Его часто сравнивали, дружески, с неким животным. Он имел такую выправку, чудную, какую-то невероятную стремительность, которая напоминала пластику то ли пугливой лани, то ли замедленного жирафа, как кто-то назвал его, любовно, конечно. Потому что в нем что-то было от природы, даже не человеческой, а такой вот идущей от какого-то животного мира. Я стараюсь донести ощущение от его образа. Он был каким-то неземным существом. Он был порывистый, трепетный, замечательно чуткий и невероятно красивый.

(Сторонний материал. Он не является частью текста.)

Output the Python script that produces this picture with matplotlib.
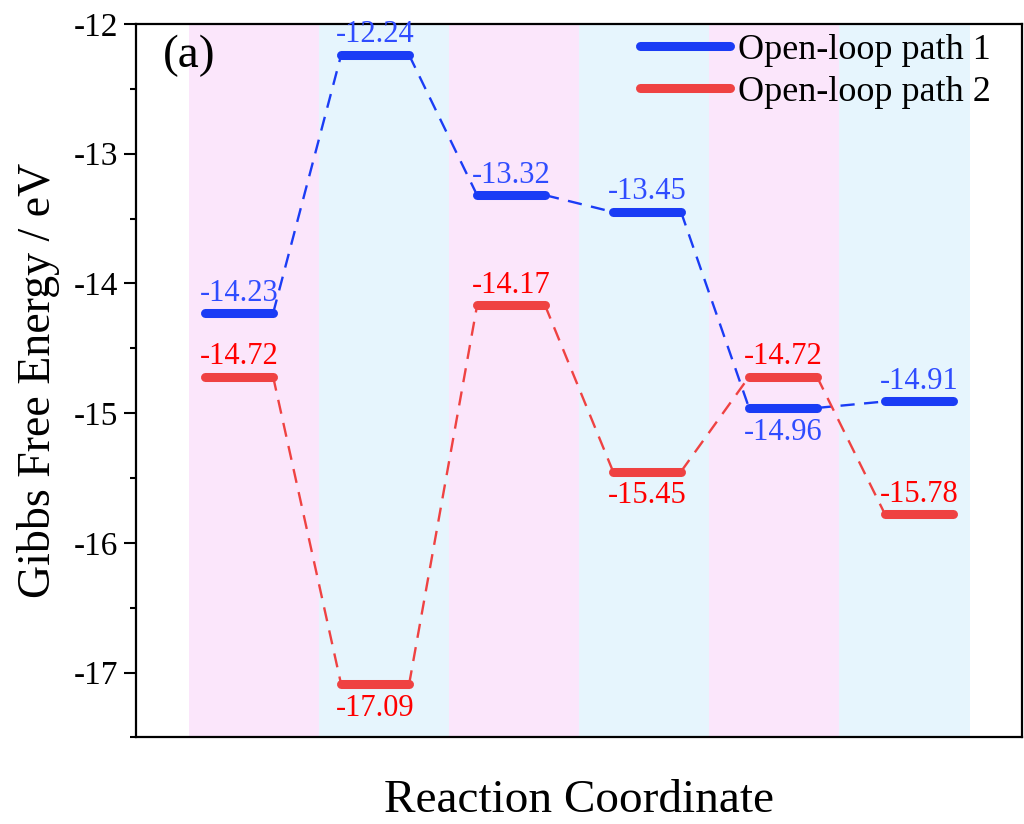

И в работе мы с ним сталкивались, потому что это был один круг общения, одно поколение. Именно во время работы над спектаклем «Назначение» в театре «Современник» я впервые встретил Микаэла. Он писал музыку к этому спектаклю, который ставил Олег Ефремов по пьесе Александра Володина. Пьеса имела большой успех, это, пожалуй, лучшая пьеса «Современника». У меня были очень странные декорации: ездившие столы, стулья, двери, были такие очень странные новаторские идеи в то время. И вот мы сидели в зале с Микаэлом, с Олегом Ефремовым – я помню эти ощущения, пьеса была очень острая. Игорь Кваша говорил устами одного из героев: «Ты посмотри, что делаешь, что происходит на улице: люди думают то же самое, что и ты, но они молчат». И вот тогда же, в контексте нашего круга общения, в контексте «Современника» у нас возник замысел балета «Тень» по пьесе Шварца (Микаэла всегда притягивали крупные формы). Авторами выступили две прелестные дамы: Вера Боккадоро, балетмейстер, и Вера Рыжова, сценарист. Мы очень увлеклись этой идеей, мы дорабатывали ее в сюжетном отношении. С Левой Збарским мы присоединились к этому как художники и вовлекли Микаэла. Наверное, лучший способ работы в театре, когда люди что-то вместе увлеченно придумывают. Это и есть магия театра. В результате получилось, что мы стали соавторами сценария. Было пять авторов сценария, точнее сказать, либретто. Наверное, это редчайший случай. Микаэл поднял этот вопрос. Он сказал, что мы придумываем вместе, мы должны одновременно работать над этой темой. Это были его слова. К сожалению, это ничем не закончилось. Не знаю почему, но балет так и не вышел, Микаэл музыки не написал. Ведь отправным моментом балетного спектакля является музыка. Но что-то помешало, разрушилось. Хотя сам процесс работы был замечательный. Мы часами говорили об этом балете. Ходили вместе в ресторан, обсуждали новые повороты сюжета, находки, которые нас волновали. Но вот, как ни странно, он не вышел, не возник, не родился до конца. Мы планировали Большой театр. Но так получилось – договора с Микаэлом не заключили. Время же было другое. Так он и повис, балет так и не был создан, хотя все ходы были замечательно найдены и продуманы тончайшим образом.